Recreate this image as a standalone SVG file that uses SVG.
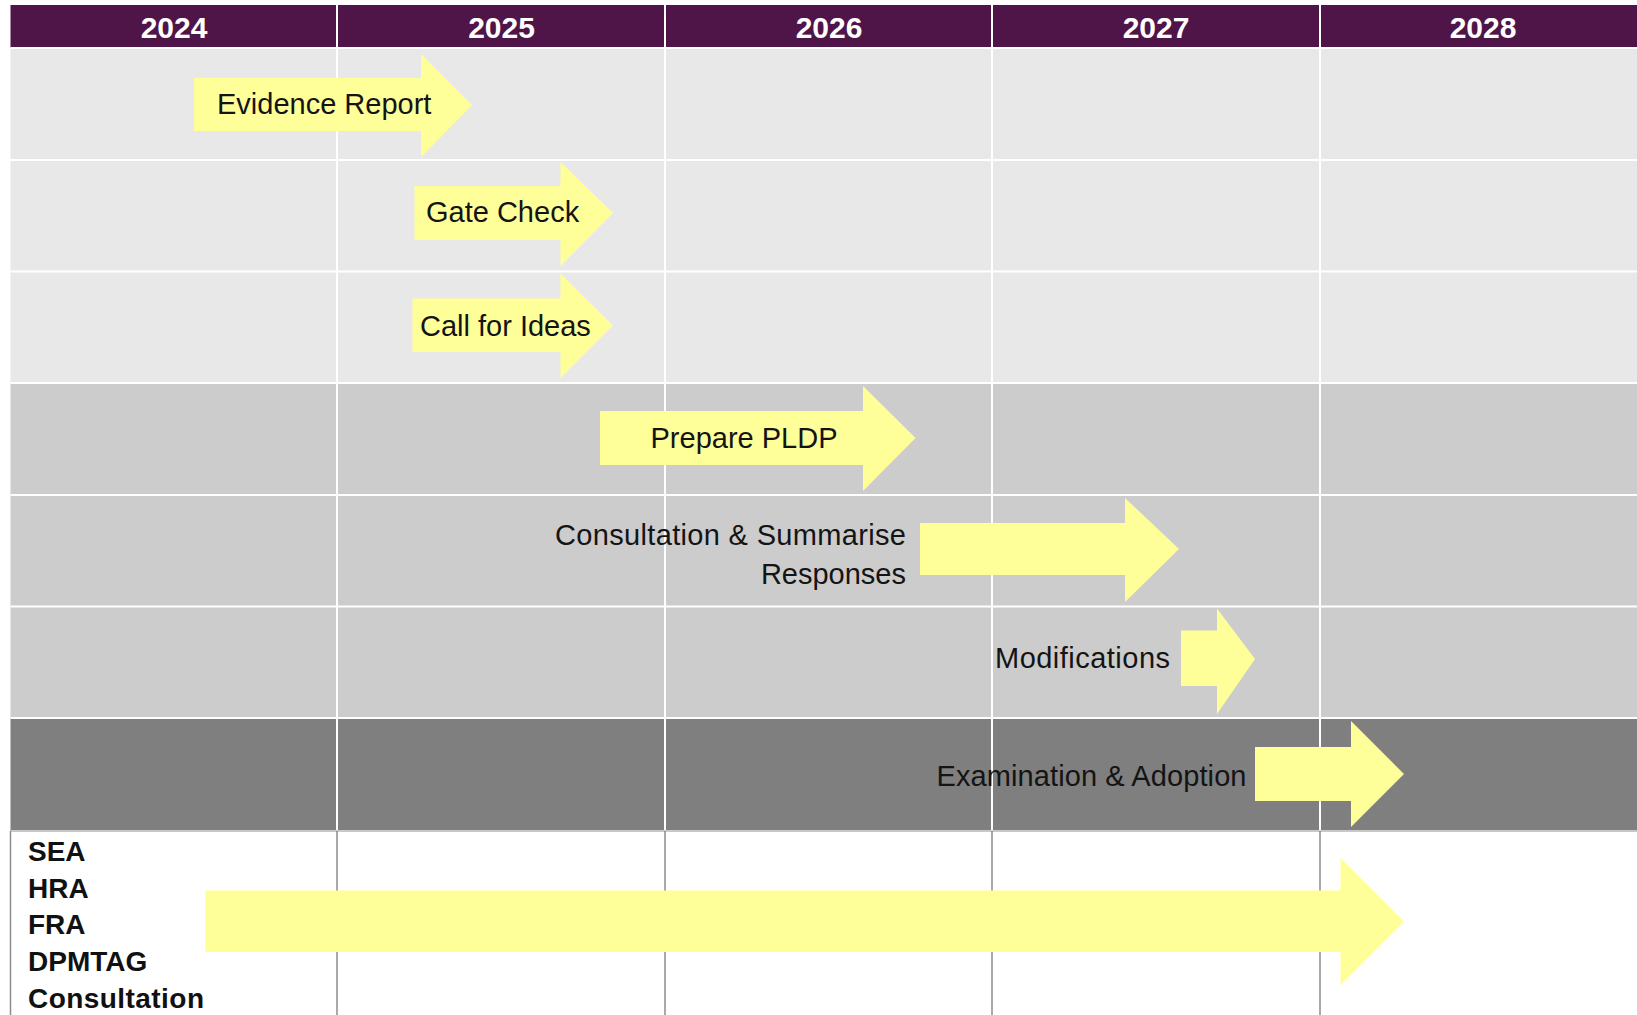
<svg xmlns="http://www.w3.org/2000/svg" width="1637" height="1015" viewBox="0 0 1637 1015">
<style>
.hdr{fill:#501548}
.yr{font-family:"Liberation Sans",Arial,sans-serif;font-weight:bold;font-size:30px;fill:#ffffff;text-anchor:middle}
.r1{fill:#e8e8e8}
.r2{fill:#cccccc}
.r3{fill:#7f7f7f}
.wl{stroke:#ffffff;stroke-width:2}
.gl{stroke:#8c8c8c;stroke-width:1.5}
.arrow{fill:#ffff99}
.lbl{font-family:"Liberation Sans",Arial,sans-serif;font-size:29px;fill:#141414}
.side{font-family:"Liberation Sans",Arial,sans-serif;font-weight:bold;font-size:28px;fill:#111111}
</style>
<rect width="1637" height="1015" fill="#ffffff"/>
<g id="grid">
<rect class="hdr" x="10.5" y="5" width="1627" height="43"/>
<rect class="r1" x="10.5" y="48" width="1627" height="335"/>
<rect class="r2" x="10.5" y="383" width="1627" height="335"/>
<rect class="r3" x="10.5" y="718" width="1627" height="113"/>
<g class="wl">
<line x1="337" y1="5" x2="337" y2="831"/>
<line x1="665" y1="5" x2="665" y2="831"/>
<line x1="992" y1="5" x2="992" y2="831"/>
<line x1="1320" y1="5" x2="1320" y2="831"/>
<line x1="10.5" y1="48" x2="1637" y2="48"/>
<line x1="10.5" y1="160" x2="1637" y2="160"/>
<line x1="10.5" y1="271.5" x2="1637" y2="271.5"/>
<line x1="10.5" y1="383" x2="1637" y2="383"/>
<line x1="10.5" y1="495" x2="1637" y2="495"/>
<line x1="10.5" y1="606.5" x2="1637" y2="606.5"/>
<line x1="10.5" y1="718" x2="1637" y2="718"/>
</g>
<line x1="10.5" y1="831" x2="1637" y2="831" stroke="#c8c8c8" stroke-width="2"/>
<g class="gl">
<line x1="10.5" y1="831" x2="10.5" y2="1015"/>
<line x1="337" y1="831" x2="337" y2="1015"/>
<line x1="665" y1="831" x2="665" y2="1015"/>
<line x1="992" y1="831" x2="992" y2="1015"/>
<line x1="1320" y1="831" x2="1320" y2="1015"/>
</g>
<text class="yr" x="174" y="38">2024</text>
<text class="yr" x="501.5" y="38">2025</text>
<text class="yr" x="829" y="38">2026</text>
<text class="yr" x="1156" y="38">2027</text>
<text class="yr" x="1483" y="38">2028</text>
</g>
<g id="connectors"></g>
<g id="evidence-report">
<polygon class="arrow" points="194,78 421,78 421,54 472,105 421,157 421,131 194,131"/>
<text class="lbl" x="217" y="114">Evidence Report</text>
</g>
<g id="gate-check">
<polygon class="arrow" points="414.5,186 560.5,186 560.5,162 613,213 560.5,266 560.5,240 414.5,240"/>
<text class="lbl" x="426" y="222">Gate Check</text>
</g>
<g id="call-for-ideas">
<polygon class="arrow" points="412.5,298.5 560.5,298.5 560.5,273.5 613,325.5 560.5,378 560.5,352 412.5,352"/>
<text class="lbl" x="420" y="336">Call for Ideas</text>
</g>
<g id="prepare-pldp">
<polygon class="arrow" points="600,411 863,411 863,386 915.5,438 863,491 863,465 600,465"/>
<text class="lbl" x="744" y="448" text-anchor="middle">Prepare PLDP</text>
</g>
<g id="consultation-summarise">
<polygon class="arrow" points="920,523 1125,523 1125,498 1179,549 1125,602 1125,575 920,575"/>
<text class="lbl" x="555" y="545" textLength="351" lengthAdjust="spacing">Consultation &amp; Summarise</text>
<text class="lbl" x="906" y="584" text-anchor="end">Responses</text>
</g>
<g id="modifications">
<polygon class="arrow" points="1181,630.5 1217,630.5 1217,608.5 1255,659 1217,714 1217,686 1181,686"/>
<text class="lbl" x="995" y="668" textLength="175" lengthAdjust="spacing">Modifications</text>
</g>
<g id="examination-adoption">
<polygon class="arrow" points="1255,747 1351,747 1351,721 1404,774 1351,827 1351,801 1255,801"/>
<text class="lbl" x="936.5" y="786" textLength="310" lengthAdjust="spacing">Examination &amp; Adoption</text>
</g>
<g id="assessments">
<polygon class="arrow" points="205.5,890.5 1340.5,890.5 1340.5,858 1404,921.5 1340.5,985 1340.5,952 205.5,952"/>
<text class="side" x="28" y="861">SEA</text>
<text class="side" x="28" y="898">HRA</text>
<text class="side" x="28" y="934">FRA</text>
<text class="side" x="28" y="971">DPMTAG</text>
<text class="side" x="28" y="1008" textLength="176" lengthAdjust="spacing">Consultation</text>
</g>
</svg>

#### [Brief]
Quote the full listing above word for word; exclude every picture from the copy.

#### [Written response]
Recreate this image as a standalone SVG file that uses SVG.
<svg xmlns="http://www.w3.org/2000/svg" width="1637" height="1015" viewBox="0 0 1637 1015">
<style>
.hdr{fill:#501548}
.yr{font-family:"Liberation Sans",Arial,sans-serif;font-weight:bold;font-size:30px;fill:#ffffff;text-anchor:middle}
.r1{fill:#e8e8e8}
.r2{fill:#cccccc}
.r3{fill:#7f7f7f}
.wl{stroke:#ffffff;stroke-width:2}
.gl{stroke:#8c8c8c;stroke-width:1.5}
.arrow{fill:#ffff99}
.lbl{font-family:"Liberation Sans",Arial,sans-serif;font-size:29px;fill:#141414}
.side{font-family:"Liberation Sans",Arial,sans-serif;font-weight:bold;font-size:28px;fill:#111111}
</style>
<rect width="1637" height="1015" fill="#ffffff"/>
<g id="grid">
<rect class="hdr" x="10.5" y="5" width="1627" height="43"/>
<rect class="r1" x="10.5" y="48" width="1627" height="335"/>
<rect class="r2" x="10.5" y="383" width="1627" height="335"/>
<rect class="r3" x="10.5" y="718" width="1627" height="113"/>
<g class="wl">
<line x1="337" y1="5" x2="337" y2="831"/>
<line x1="665" y1="5" x2="665" y2="831"/>
<line x1="992" y1="5" x2="992" y2="831"/>
<line x1="1320" y1="5" x2="1320" y2="831"/>
<line x1="10.5" y1="48" x2="1637" y2="48"/>
<line x1="10.5" y1="160" x2="1637" y2="160"/>
<line x1="10.5" y1="271.5" x2="1637" y2="271.5"/>
<line x1="10.5" y1="383" x2="1637" y2="383"/>
<line x1="10.5" y1="495" x2="1637" y2="495"/>
<line x1="10.5" y1="606.5" x2="1637" y2="606.5"/>
<line x1="10.5" y1="718" x2="1637" y2="718"/>
</g>
<line x1="10.5" y1="831" x2="1637" y2="831" stroke="#c8c8c8" stroke-width="2"/>
<g class="gl">
<line x1="10.5" y1="831" x2="10.5" y2="1015"/>
<line x1="337" y1="831" x2="337" y2="1015"/>
<line x1="665" y1="831" x2="665" y2="1015"/>
<line x1="992" y1="831" x2="992" y2="1015"/>
<line x1="1320" y1="831" x2="1320" y2="1015"/>
</g>
<text class="yr" x="174" y="38">2024</text>
<text class="yr" x="501.5" y="38">2025</text>
<text class="yr" x="829" y="38">2026</text>
<text class="yr" x="1156" y="38">2027</text>
<text class="yr" x="1483" y="38">2028</text>
</g>
<g id="connectors"></g>
<g id="evidence-report">
<polygon class="arrow" points="194,78 421,78 421,54 472,105 421,157 421,131 194,131"/>
<text class="lbl" x="217" y="114">Evidence Report</text>
</g>
<g id="gate-check">
<polygon class="arrow" points="414.5,186 560.5,186 560.5,162 613,213 560.5,266 560.5,240 414.5,240"/>
<text class="lbl" x="426" y="222">Gate Check</text>
</g>
<g id="call-for-ideas">
<polygon class="arrow" points="412.5,298.5 560.5,298.5 560.5,273.5 613,325.5 560.5,378 560.5,352 412.5,352"/>
<text class="lbl" x="420" y="336">Call for Ideas</text>
</g>
<g id="prepare-pldp">
<polygon class="arrow" points="600,411 863,411 863,386 915.5,438 863,491 863,465 600,465"/>
<text class="lbl" x="744" y="448" text-anchor="middle">Prepare PLDP</text>
</g>
<g id="consultation-summarise">
<polygon class="arrow" points="920,523 1125,523 1125,498 1179,549 1125,602 1125,575 920,575"/>
<text class="lbl" x="555" y="545" textLength="351" lengthAdjust="spacing">Consultation &amp; Summarise</text>
<text class="lbl" x="906" y="584" text-anchor="end">Responses</text>
</g>
<g id="modifications">
<polygon class="arrow" points="1181,630.5 1217,630.5 1217,608.5 1255,659 1217,714 1217,686 1181,686"/>
<text class="lbl" x="995" y="668" textLength="175" lengthAdjust="spacing">Modifications</text>
</g>
<g id="examination-adoption">
<polygon class="arrow" points="1255,747 1351,747 1351,721 1404,774 1351,827 1351,801 1255,801"/>
<text class="lbl" x="936.5" y="786" textLength="310" lengthAdjust="spacing">Examination &amp; Adoption</text>
</g>
<g id="assessments">
<polygon class="arrow" points="205.5,890.5 1340.5,890.5 1340.5,858 1404,921.5 1340.5,985 1340.5,952 205.5,952"/>
<text class="side" x="28" y="861">SEA</text>
<text class="side" x="28" y="898">HRA</text>
<text class="side" x="28" y="934">FRA</text>
<text class="side" x="28" y="971">DPMTAG</text>
<text class="side" x="28" y="1008" textLength="176" lengthAdjust="spacing">Consultation</text>
</g>
</svg>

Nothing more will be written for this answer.